***** INFORMATION SHOWN *****

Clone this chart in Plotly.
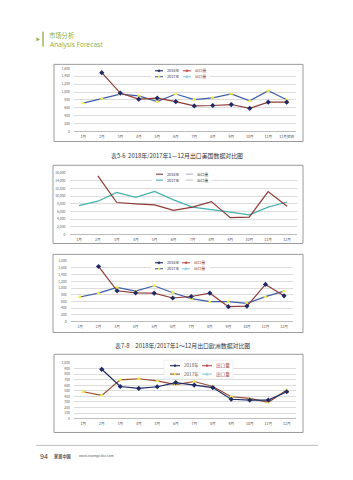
import plotly.graph_objects as go

W, H = 353, 480

months = ["1月", "2月", "3月", "4月", "5月", "6月", "7月", "8月", "9月", "10月", "11月", "12月"]
months_c1 = months[:11] + ["12月预测"]

# Chart 1: export to USA, quantity
us_qty_2018 = [None, 1490, 975, 820, 845, 760, 650, 660, 685, 590, 745, 745]
us_qty_2017 = [720, 840, 950, 905, 760, 950, 810, 855, 955, 780, 1035, 805]
# Chart 2: export to USA, second measure
us_val_2018 = [None, 15300, 8350, 8000, 7750, 6300, 7150, 8600, 4400, 4550, 11200, 7400]
us_val_2017 = [7550, 8700, 11000, 9700, 11250, 9050, 7150, 6550, 5850, 5150, 7150, 8500]
# Chart 3: export to Europe, quantity
eu_qty_2018 = [None, 1645, 920, 860, 850, 705, 750, 850, 445, 465, 1110, 770]
eu_qty_2017 = [735, 850, 1020, 910, 1070, 860, 685, 595, 595, 545, 745, 910]
# Chart 4: export to Europe, second measure
eu_val_2018 = [None, 890, 580, 545, 575, 650, 605, 560, 350, 335, 335, 485]
eu_val_2017 = [485, 420, 700, 720, 680, 615, 670, 580, 395, 365, 295, 515]

cap1 = "表5-6  2018年/2017年1－12月出口美国数据对比图"
cap3 = "表7-8　2018年/2017年1～12月出口欧洲数据对比图"

def px(x):
    return x / W

def py(y):
    return 1 - y / H

fig = go.Figure()

NAVY = "#1f2a66"
BROWN = "#8e3a36"
BLUE = "#3d5ea8"
YELLOW = "#f2ee4a"
TEAL = "#45b0ab"
BROWN4 = "#9a4a2c"

charts = [
    dict(x=(74, 296), y=(66, 130), ymax=1600, dtick=200, cats=months_c1,
         series=[(us_qty_2017, BLUE, YELLOW, "triangle-up"), (us_qty_2018, BROWN, NAVY, "diamond")]),
    dict(x=(69.5, 296.5), y=(172, 234), ymax=16000, dtick=2000, cats=months,
         series=[(us_val_2017, TEAL, None, None), (us_val_2018, BROWN, None, None)]),
    dict(x=(70.7, 293.3), y=(261, 322), ymax=1800, dtick=200, cats=months,
         series=[(eu_qty_2017, BLUE, YELLOW, "triangle-up"), (eu_qty_2018, BROWN, NAVY, "diamond")]),
    dict(x=(74, 296), y=(364, 420), ymax=1000, dtick=100, cats=months,
         series=[(eu_val_2017, BROWN4, YELLOW, "triangle-up"), (eu_val_2018, NAVY, NAVY, "diamond")]),
]

layout = dict(width=W, height=H, margin=dict(l=0, r=0, t=0, b=0),
              paper_bgcolor="white", plot_bgcolor="white", showlegend=False,
              font=dict(family="Noto Sans CJK SC, Noto Sans, sans-serif"))

for i, c in enumerate(charts):
    n = "" if i == 0 else str(i + 1)
    xa, ya = "x" + n, "y" + n
    for vals, lc, mc, sym in c["series"]:
        if mc is None:
            fig.add_trace(go.Scatter(x=c["cats"], y=vals, mode="lines", xaxis=xa, yaxis=ya,
                                     line=dict(color=lc, width=1.2), connectgaps=False))
        else:
            fig.add_trace(go.Scatter(x=c["cats"], y=vals, mode="lines+markers", xaxis=xa, yaxis=ya,
                                     line=dict(color=lc, width=1.2),
                                     marker=dict(color=mc, size=4, symbol=sym,
                                                 line=dict(width=0))))
    layout["xaxis" + n] = dict(domain=[px(c["x"][0]), px(c["x"][1])], anchor=ya,
                               type="category", range=[-0.5, 11.5], showgrid=False,
                               showline=False, ticks="", tickfont=dict(size=3.6, color="#555"),
                               ticklabelstandoff=2, zeroline=False, fixedrange=True)
    layout["yaxis" + n] = dict(domain=[py(c["y"][1]), py(c["y"][0])], anchor=xa,
                               range=[0, c["ymax"]], dtick=c["dtick"], tick0=0,
                               showgrid=True, gridcolor="#dcdcdc", gridwidth=0.6,
                               zeroline=True, zerolinecolor="#bdbdbd", zerolinewidth=0.8,
                               ticks="", tickfont=dict(size=3.4, color="#666"),
                               ticklabelstandoff=3, tickformat=",", showline=False, fixedrange=True)

fig.update_layout(**layout)

shapes = []
annotations = []

def rect(x0, y0, x1, y1, line="#9a9a9a", fill="rgba(0,0,0,0)", w=1):
    shapes.append(dict(type="rect", xref="paper", yref="paper", x0=px(x0), x1=px(x1),
                       y0=py(y1), y1=py(y0), line=dict(color=line, width=w), fillcolor=fill,
                       layer="above"))

def hline(x0, x1, y, color, w=1):
    shapes.append(dict(type="line", xref="paper", yref="paper", x0=px(x0), x1=px(x1),
                       y0=py(y), y1=py(y), line=dict(color=color, width=w), layer="above"))

def marker(cx, cy, s, color, sym):
    if sym == "triangle-up":
        pts = [(cx, cy - s), (cx + s, cy + s * 0.8), (cx - s, cy + s * 0.8)]
    elif sym == "triangle-right":
        pts = [(cx - s * 0.8, cy - s), (cx + s, cy), (cx - s * 0.8, cy + s)]
    else:
        pts = [(cx, cy - s), (cx + s, cy), (cx, cy + s), (cx - s, cy)]
    path = "M " + " L ".join(f"{px(a):.5f},{py(b):.5f}" for a, b in pts) + " Z"
    shapes.append(dict(type="path", xref="paper", yref="paper", path=path,
                       fillcolor=color, line=dict(color=color, width=0.3), layer="above"))

def text(x, y, s, size, color="#333", xanchor="left", bold=False, family=None):
    f = dict(size=size, color=color)
    if family:
        f["family"] = family
    annotations.append(dict(xref="paper", yref="paper", x=px(x), y=py(y), text=("<b>%s</b>" % s) if bold else s,
                            showarrow=False, xanchor=xanchor, yanchor="middle", font=f))

# Outer chart frames
rect(54, 62, 303, 140)
rect(53, 164, 303, 243)
rect(53, 254, 303, 333)
rect(54, 355, 303, 434)

def legend(x1, x2, y1, y2, ln, gap, items, tsize, box=None, boxline="rgba(0,0,0,0)"):
    if box:
        rect(box[0], box[1], box[2], box[3], line=boxline, fill="white", w=0.6)
    for (col, row, lc, mc, sym, label, tc) in items:
        x0 = x1 if col == 0 else x2
        y = y1 if row == 0 else y2
        hline(x0, x0 + ln, y, lc, 1.1)
        if mc:
            marker(x0 + ln / 2, y, 1.4, mc, sym)
        text(x0 + ln + gap, y, label, tsize, tc)

legend(155, 183, 68.5, 74.5, 8, 1.5, [
    (0, 0, NAVY, NAVY, "diamond", "2018年", "#333"),
    (1, 0, "#c0504d", "#c0504d", "diamond", "出口量", "#9a4030"),
    (0, 1, BLUE, YELLOW, "triangle-up", "2017年", "#333"),
    (1, 1, "#8fd0e0", "#8fd0e0", "triangle-up", "出口量", "#9a4030"),
], 3.8, box=(151, 65, 210, 78))

legend(156, 186, 173, 179, 7, 1.5, [
    (0, 0, BROWN, None, None, "2018年", "#333"),
    (1, 0, "#b8b0c8", None, None, "出口量", "#444"),
    (0, 1, TEAL, None, None, "2017年", "#333"),
    (1, 1, "#c8c8c8", None, None, "出口量", "#444"),
], 3.8, box=(152, 169, 212, 182))

legend(155, 182, 262.5, 268.5, 8, 1.5, [
    (0, 0, NAVY, NAVY, "diamond", "2018年", "#333"),
    (1, 0, "#c0504d", "#c0504d", "diamond", "出口量", "#9a4030"),
    (0, 1, BLUE, YELLOW, "triangle-up", "2017年", "#333"),
    (1, 1, "#8fd0e0", "#8fd0e0", "triangle-up", "出口量", "#9a4030"),
], 3.8, box=(151, 259, 210, 272))

legend(170, 202, 366.5, 375, 10, 2, [
    (0, 0, NAVY, NAVY, "diamond", "2018年", "#555"),
    (1, 0, "#c0504d", "#c0504d", "diamond", "出口量", "#a0452a"),
    (0, 1, BROWN4, YELLOW, "triangle-up", "2017年", "#555"),
    (1, 1, "#8fd0e0", "#8fd0e0", "triangle-up", "出口量", "#a0452a"),
], 4.6, box=(164, 361, 233, 380), boxline="#e6e6e6")

# Captions
text(176.5, 154, cap1, 5.9, "#333", xanchor="center")
text(182.5, 346, cap3, 5.9, "#333", xanchor="center")

# Header
GREEN = "#8cae3f"
marker(38, 36.8, 1.7, GREEN, "triangle-right")
shapes.append(dict(type="line", xref="paper", yref="paper", x0=px(43), x1=px(43),
                   y0=py(29), y1=py(44), line=dict(color=GREEN, width=1.3), layer="above"))
text(47.5, 33, "市场分析", 6.3, GREEN)
text(47.5, 41.5, "Analysis Forecast", 6.6, GREEN, family="Open Sans, Arial, sans-serif")

# Footer
hline(36, 318, 447, "#bdbdbd", 1)
text(37.5, 458, "94", 7, "#333", family="Liberation Sans, Arial, sans-serif")
text(51.5, 458, "<b>家居中国</b>", 4.2, "#555")
text(76.5, 458, "www.zoomgo.biz.com", 3.6, "#666", family="Liberation Sans, Arial, sans-serif")

fig.update_layout(shapes=shapes, annotations=annotations)
fig.write_html("out.html")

*****

■ **TASK TO COMPLETE**
Pictures are excluded; extract exactly the lines from the start of the data through the line that holds "fig = go.Figure()", both ends included.

■ **SOLUTION TO THIS EXERCISE**
Clone this chart in Plotly.
import plotly.graph_objects as go

W, H = 353, 480

months = ["1月", "2月", "3月", "4月", "5月", "6月", "7月", "8月", "9月", "10月", "11月", "12月"]
months_c1 = months[:11] + ["12月预测"]

# Chart 1: export to USA, quantity
us_qty_2018 = [None, 1490, 975, 820, 845, 760, 650, 660, 685, 590, 745, 745]
us_qty_2017 = [720, 840, 950, 905, 760, 950, 810, 855, 955, 780, 1035, 805]
# Chart 2: export to USA, second measure
us_val_2018 = [None, 15300, 8350, 8000, 7750, 6300, 7150, 8600, 4400, 4550, 11200, 7400]
us_val_2017 = [7550, 8700, 11000, 9700, 11250, 9050, 7150, 6550, 5850, 5150, 7150, 8500]
# Chart 3: export to Europe, quantity
eu_qty_2018 = [None, 1645, 920, 860, 850, 705, 750, 850, 445, 465, 1110, 770]
eu_qty_2017 = [735, 850, 1020, 910, 1070, 860, 685, 595, 595, 545, 745, 910]
# Chart 4: export to Europe, second measure
eu_val_2018 = [None, 890, 580, 545, 575, 650, 605, 560, 350, 335, 335, 485]
eu_val_2017 = [485, 420, 700, 720, 680, 615, 670, 580, 395, 365, 295, 515]

cap1 = "表5-6  2018年/2017年1－12月出口美国数据对比图"
cap3 = "表7-8　2018年/2017年1～12月出口欧洲数据对比图"

def px(x):
    return x / W

def py(y):
    return 1 - y / H

fig = go.Figure()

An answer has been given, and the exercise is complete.